To add insult to injury, the poor sales of THE DARKNESS RETURNS probably means his publisher won’t be willing to pay him $25,000 on his next book. (The average book advance in the US is $5,000… there are very few Stephen Kings and Tom Clancys earning seven-figure advances, and virtually none in the Christian market.)
Can you live on an average of $7,695/year? Not many people can, these days. That’s poverty-level.
Now, granted, if you have a successful book, the money can get a whole lot better… but few books sell really well. Most are, at best “mid-list” books that sell 10,000 copies or less.
So to suggest that Christian writers are rolling in money, sullying the Temple of the L-RD by selling God’s word, is just CLEARLY off the mark in just about every way possible.
Most writers, even successful ones, need day-jobs. Some are pastors; some are teachers or college faculty. Or whatever else they can make a living at. Very rare is the full-time writer. And most writers, even successful ones, donate a lot of free writing to various friends, causes, etc.
So the whole thrust of your post just demonstrates a lack of understanding of the reality of a writer’s life.

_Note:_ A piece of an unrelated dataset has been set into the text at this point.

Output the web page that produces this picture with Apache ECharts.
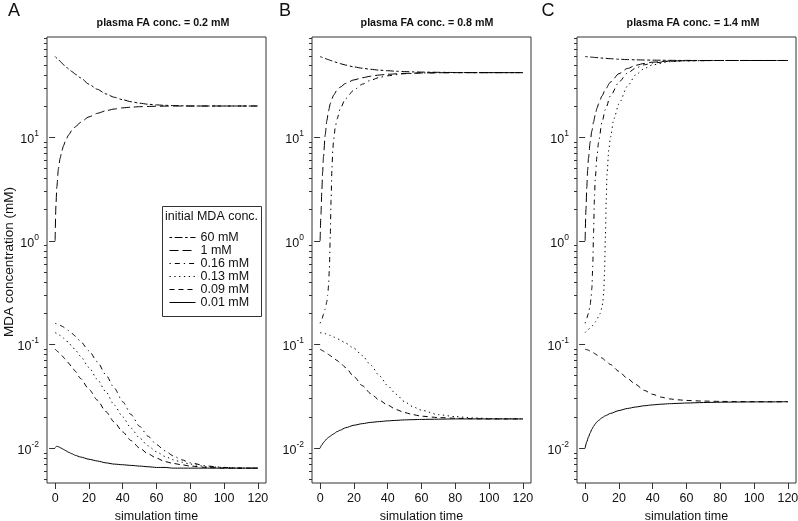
<!DOCTYPE html>
<html><head><meta charset="utf-8">
<script src="https://cdn.jsdelivr.net/npm/echarts@6/dist/echarts.min.js"></script>
<style>html,body{margin:0;padding:0;background:#fff}#c{width:798px;height:521px}</style>
</head><body><div id="c"></div>
<script>
// ---------- labels ----------
const seriesNames = ['60 mM', '1 mM', '0.16 mM', '0.13 mM', '0.09 mM', '0.01 mM'];
const panelTitles = ['plasma FA conc. = 0.2 mM', 'plasma FA conc. = 0.8 mM', 'plasma FA conc. = 1.4 mM'];
const panelLetters = ['A', 'B', 'C'];
const legendTitle = 'initial MDA conc.';
const xAxisTitle = 'simulation time';
const yAxisTitle = 'MDA concentration (mM)';
const xTicks = [0, 20, 40, 60, 80, 100, 120];
const yMajorTicks = [0.01, 0.1, 1, 10];
const yMinorTicks = [0.005, 0.006, 0.007, 0.008, 0.009, 0.02, 0.03, 0.04, 0.05, 0.06, 0.07, 0.08, 0.09,
  0.2, 0.3, 0.4, 0.5, 0.6, 0.7, 0.8, 0.9, 2, 3, 4, 5, 6, 7, 8, 9, 20, 30, 40, 50, 60, 70, 80, 90];

// ---------- Panel A (plasma FA 0.2 mM) ----------
const tA = [0, 1, 2, 3, 4, 5, 6, 8, 10, 12, 15, 20, 25, 30, 35, 40, 45, 50, 55, 60, 65, 70, 75, 80, 90, 100, 110, 120];
const A_60 = [60, 58, 56, 54, 52, 50, 48.5, 45.5, 43, 40.5, 37.5, 32.5, 29, 26.2, 24.3, 23, 22, 21.3, 20.8, 20.5, 20.3, 20.2, 20.1, 20, 20, 20, 20, 20];
const tA_1 = [0, 0.5, 1, 2, 3, 4, 5, 6, 8, 10, 12, 15, 20, 25, 30, 35, 40, 45, 50, 55, 60, 70, 80, 100, 120];
const A_1 = [1, 2.2, 3.3, 5, 6.3, 7.4, 8.3, 9.1, 10.5, 11.7, 12.6, 13.9, 15.7, 17, 18, 18.7, 19.2, 19.5, 19.7, 19.8, 19.9, 20, 20, 20, 20];
const A_016 = [0.16, 0.158, 0.156, 0.153, 0.15, 0.147, 0.143, 0.136, 0.128, 0.12, 0.107, 0.087, 0.068, 0.051, 0.038, 0.028, 0.021, 0.0162, 0.013, 0.0108, 0.0094, 0.0084, 0.0077, 0.0072, 0.0067, 0.0065, 0.0064, 0.0064];
const A_013 = [0.13, 0.128, 0.125, 0.122, 0.119, 0.115, 0.111, 0.104, 0.096, 0.088, 0.077, 0.06, 0.046, 0.035, 0.026, 0.02, 0.0155, 0.0125, 0.0105, 0.0092, 0.0083, 0.0077, 0.0073, 0.007, 0.0066, 0.0065, 0.0064, 0.0064];
const A_009 = [0.09, 0.087, 0.084, 0.081, 0.078, 0.075, 0.072, 0.066, 0.06, 0.055, 0.047, 0.037, 0.029, 0.0225, 0.0178, 0.0143, 0.0118, 0.01, 0.0088, 0.008, 0.0074, 0.0071, 0.0069, 0.0067, 0.0065, 0.0064, 0.0064, 0.0064];
const A_001 = [0.0101, 0.0104, 0.0103, 0.0101, 0.0099, 0.0097, 0.0095, 0.0091, 0.0088, 0.0085, 0.0082, 0.0078, 0.0075, 0.0072, 0.007, 0.0069, 0.0068, 0.0067, 0.0066, 0.0065, 0.0065, 0.0064, 0.0064, 0.0064, 0.0064, 0.0064, 0.0064, 0.0064];

// ---------- Panel B (plasma FA 0.8 mM) ----------
const tB = [0, 1, 2, 3, 4, 5, 6, 7, 8, 10, 12, 15, 20, 25, 30, 35, 40, 45, 50, 55, 60, 70, 80, 90, 100, 110, 120];
const B_60 = [60, 59.2, 58.3, 57.5, 56.7, 56, 55.2, 54.5, 53.8, 52.5, 51.3, 49.7, 47.7, 46.3, 45.2, 44.4, 43.8, 43.3, 43, 42.7, 42.5, 42.3, 42.1, 42, 42, 42, 42];
const tB_1 = [0, 0.5, 1, 1.5, 2, 3, 4, 5, 6, 7, 8, 10, 12, 15, 20, 25, 30, 35, 40, 50, 60, 70, 80, 120];
const B_1 = [1, 1.8, 3, 4.6, 6.5, 10.5, 14.5, 18, 21, 23.5, 25.5, 28.5, 30.5, 33, 35.7, 37.5, 38.8, 39.8, 40.5, 41.3, 41.7, 41.9, 42, 42];
const tB_016 = [0, 1, 2, 3, 4, 4.5, 5, 5.5, 6, 6.5, 7, 7.5, 8, 9, 10, 12, 15, 20, 25, 30, 35, 40, 50, 60, 80, 120];
const B_016 = [0.16, 0.175, 0.195, 0.22, 0.26, 0.3, 0.37, 0.55, 1.1, 2.5, 5, 7.5, 9.5, 12.5, 15, 19, 23.5, 28.5, 32.5, 35.5, 37.7, 39.2, 41, 41.7, 42, 42];
const B_013 = [0.13, 0.129, 0.128, 0.127, 0.126, 0.124, 0.122, 0.12, 0.118, 0.114, 0.11, 0.103, 0.092, 0.078, 0.063, 0.05, 0.04, 0.033, 0.028, 0.025, 0.0232, 0.021, 0.0201, 0.0196, 0.0193, 0.0192, 0.0191];
const B_009 = [0.09, 0.088, 0.086, 0.084, 0.082, 0.08, 0.078, 0.076, 0.074, 0.07, 0.066, 0.06, 0.049, 0.04, 0.0335, 0.029, 0.026, 0.0235, 0.022, 0.021, 0.0203, 0.0197, 0.0194, 0.0192, 0.0191, 0.0191, 0.0191];
const B_001 = [0.01, 0.0107, 0.0113, 0.0118, 0.0123, 0.0127, 0.013, 0.0134, 0.0137, 0.0144, 0.0149, 0.0157, 0.0166, 0.0172, 0.0177, 0.018, 0.0183, 0.0185, 0.0187, 0.0188, 0.0189, 0.019, 0.0191, 0.0191, 0.0191, 0.0191, 0.0191];

// ---------- Panel C (plasma FA 1.4 mM) ----------
const tC = [0, 1, 2, 3, 4, 5, 6, 7, 8, 10, 12, 15, 20, 25, 30, 35, 40, 45, 50, 55, 60, 70, 80, 90, 100, 110, 120];
const C_60 = [60, 59.8, 59.6, 59.4, 59.2, 59, 58.8, 58.6, 58.4, 58, 57.7, 57.2, 56.6, 56.1, 55.8, 55.6, 55.4, 55.3, 55.2, 55.1, 55.1, 55, 55, 55, 55, 55, 55];
const tC_1 = [0, 0.5, 1, 1.5, 2, 3, 4, 5, 6, 7, 8, 10, 12, 15, 20, 25, 30, 35, 40, 50, 60, 80, 120];
const C_1 = [1, 2, 3.3, 4.8, 6.3, 9, 11.5, 14, 16.5, 19, 21, 25, 29, 34, 41, 46, 49.5, 51.5, 53, 54.3, 54.8, 55, 55];
const tC_016 = [0, 1, 2, 3, 3.5, 4, 4.5, 5, 5.5, 6, 7, 8, 10, 12, 15, 20, 25, 30, 35, 40, 50, 60, 80, 120];
const C_016 = [0.16, 0.18, 0.2, 0.24, 0.28, 0.35, 0.55, 1.2, 2.5, 4, 6.5, 9, 14, 18.5, 25, 34, 41.5, 46.5, 50, 52, 54, 54.7, 55, 55];
const tC_013 = [0, 2, 4, 6, 8, 9, 10, 10.5, 11, 11.5, 12, 12.5, 13, 14, 15, 17, 20, 25, 30, 35, 40, 50, 60, 80, 120];
const C_013 = [0.13, 0.14, 0.15, 0.165, 0.185, 0.2, 0.23, 0.26, 0.32, 0.5, 1.1, 2.5, 4.5, 7.5, 10, 15, 21, 31, 40, 46, 50, 53.5, 54.6, 55, 55];
const C_009 = [0.09, 0.089, 0.088, 0.086, 0.085, 0.083, 0.081, 0.079, 0.077, 0.074, 0.07, 0.064, 0.055, 0.047, 0.041, 0.036, 0.033, 0.031, 0.0298, 0.0292, 0.0288, 0.0284, 0.0282, 0.0281, 0.028, 0.028, 0.028];
const C_001 = [0.01, 0.0115, 0.0128, 0.014, 0.0152, 0.0162, 0.0171, 0.0179, 0.0185, 0.0196, 0.0205, 0.0216, 0.023, 0.0241, 0.0249, 0.0256, 0.0261, 0.0265, 0.0268, 0.027, 0.0272, 0.0275, 0.0277, 0.0278, 0.0279, 0.0279, 0.028];

// ---------- assemble ----------
const panels = [
  [[tA, A_60], [tA_1, A_1], [tA, A_016], [tA, A_013], [tA, A_009], [tA, A_001]],
  [[tB, B_60], [tB_1, B_1], [tB_016, B_016], [tB, B_013], [tB, B_009], [tB, B_001]],
  [[tC, C_60], [tC_1, C_1], [tC_016, C_016], [tC_013, C_013], [tC, C_009], [tC, C_001]]
];
const dashes = {
  '60 mM': [2.6, 2.6, 7.8, 2.6],
  '1 mM': [9, 4],
  '0.16 mM': [1.3, 4, 5, 4],
  '0.13 mM': [1.3, 3.5],
  '0.09 mM': [5, 4],
  '0.01 mM': 'solid'
};

const FONT = 'Liberation Sans, Arial, sans-serif';
const gridLefts = [47, 312, 577];
const GT = 37, GW = 219, GH = 446;
const YMIN = 0.0046, YMAX = 92.7, XMIN = -4.8, XMAX = 124.8;

const grids = [], xAxes = [], yAxes = [], series = [], graphics = [];
gridLefts.forEach((l, i) => {
  grids.push({ left: l, top: GT, width: GW, height: GH, show: true, borderColor: '#333', borderWidth: 1,
    backgroundColor: 'transparent', containLabel: false, outerBoundsMode: 'none' });
  xAxes.push({
    type: 'value', gridIndex: i, min: XMIN, max: XMAX,
    axisLine: { show: false }, splitLine: { show: false },
    axisTick: { show: true, length: 6, customValues: xTicks, lineStyle: { color: '#333' } },
    axisLabel: { customValues: xTicks, margin: 9, fontSize: 12.5, color: '#111', fontFamily: FONT },
    name: xAxisTitle, nameLocation: 'middle', nameGap: 24,
    nameTextStyle: { fontSize: 12.5, color: '#111', fontFamily: FONT }
  });
});
gridLefts.forEach((l, i) => {
  yAxes.push({
    type: 'log', logBase: 10, gridIndex: i, min: YMIN, max: YMAX, position: 'left',
    axisLine: { show: false }, splitLine: { show: false }, minorTick: { show: false },
    axisTick: { show: true, length: 6, customValues: yMajorTicks, lineStyle: { color: '#333' } },
    axisLabel: {
      customValues: yMajorTicks, margin: 8, fontFamily: FONT, fontSize: 12.5, color: '#111',
      formatter: v => '{b|10}{sup|' + Math.round(Math.log10(v)) + '}',
      rich: {
        b: { fontSize: 12.5, padding: [5, 0, 0, 0], color: '#111', fontFamily: FONT },
        sup: { fontSize: 8.5, padding: [0, 0, 7, 0], color: '#111', fontFamily: FONT }
      }
    }
  });
});
gridLefts.forEach((l, i) => {
  yAxes.push({
    type: 'log', logBase: 10, gridIndex: i, min: YMIN, max: YMAX, position: 'left', offset: 0,
    axisLine: { show: false }, splitLine: { show: false },
    axisTick: { show: true, length: 3, customValues: yMinorTicks, lineStyle: { color: '#333' } },
    axisLabel: { show: false }
  });
});

panels.forEach((pd, i) => {
  pd.forEach((pair, k) => {
    const name = seriesNames[k];
    series.push({
      type: 'line', name: name, xAxisIndex: i, yAxisIndex: i,
      data: pair[0].map((t, j) => [t, pair[1][j]]),
      showSymbol: false, symbol: 'none', smooth: 0.25, smoothMonotone: 'x',
      lineStyle: { color: '#000', width: 1, type: dashes[name] },
      itemStyle: { color: '#000' },
      silent: true, z: 3
    });
  });
  graphics.push({ type: 'text', x: [14, 285, 548][i], y: 11,
    style: { text: panelLetters[i], font: '18px ' + FONT, fill: '#111', align: 'center', verticalAlign: 'middle' } });
  graphics.push({ type: 'text', x: [163, 427, 693][i], y: 23,
    style: { text: panelTitles[i], font: 'bold 10.7px ' + FONT, fill: '#111', align: 'center', verticalAlign: 'middle' } });
});
graphics.push({ type: 'text', x: 9, y: 262, rotation: Math.PI / 2,
  style: { text: yAxisTitle, font: '13.5px ' + FONT, fill: '#111', align: 'center', verticalAlign: 'middle' } });
graphics.push({ type: 'rect', shape: { x: 162.5, y: 206.5, width: 99, height: 110 },
  style: { fill: '#fff', stroke: '#333', lineWidth: 1 }, z: 10 });
graphics.push({ type: 'text', x: 165, y: 217,
  style: { text: legendTitle, font: '12.5px ' + FONT, fill: '#111', align: 'left', verticalAlign: 'middle' }, z: 11 });

const chart = echarts.init(document.getElementById('c'), null, { renderer: 'canvas' });
chart.setOption({
  animation: false,
  backgroundColor: '#fff',
  grid: grids, xAxis: xAxes, yAxis: yAxes, series: series,
  legend: {
    data: seriesNames, orient: 'vertical', left: 164, top: 226, z: 20,
    itemWidth: 26, itemHeight: 10, itemGap: 0, selectedMode: false,
    itemStyle: { color: 'rgba(0,0,0,0)', borderWidth: 0, opacity: 0 },
    lineStyle: { width: 1 },
    textStyle: { fontSize: 12.5, color: '#111', fontFamily: FONT }
  },
  graphic: graphics
});
</script></body></html>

If you have an issue with books being sold in your church’s resource center, that’s an issue to take to your church; but it’s hardly the writer’s fault. Instead of telling the writer he should work for free, perhaps talk to your church about purchasing these books as resources and giving them away for free; then see how long it takes before your church becomes financially insolvent.
Also, it should be noted that in my illustration above, at least Peretti didn’t have to share in Tyndale’s loss; they overprinted THE DARKNESS RETURNS by 30,000 copies… far more than the 20,000 they sold. For them, even publishing THE DARKNESS RETURNS was probably a net loss… Paper and ink and binding and shipping and marketing all have costs associated with them, remember… They’re even worse off than the writer, and you would pooh-pooh them for selling copies to anyone who orders them, even churches?
As near as I can discern from your post, your real issue is with churches that have a resource center… that’s a church issue, not a writer or even a publisher issue.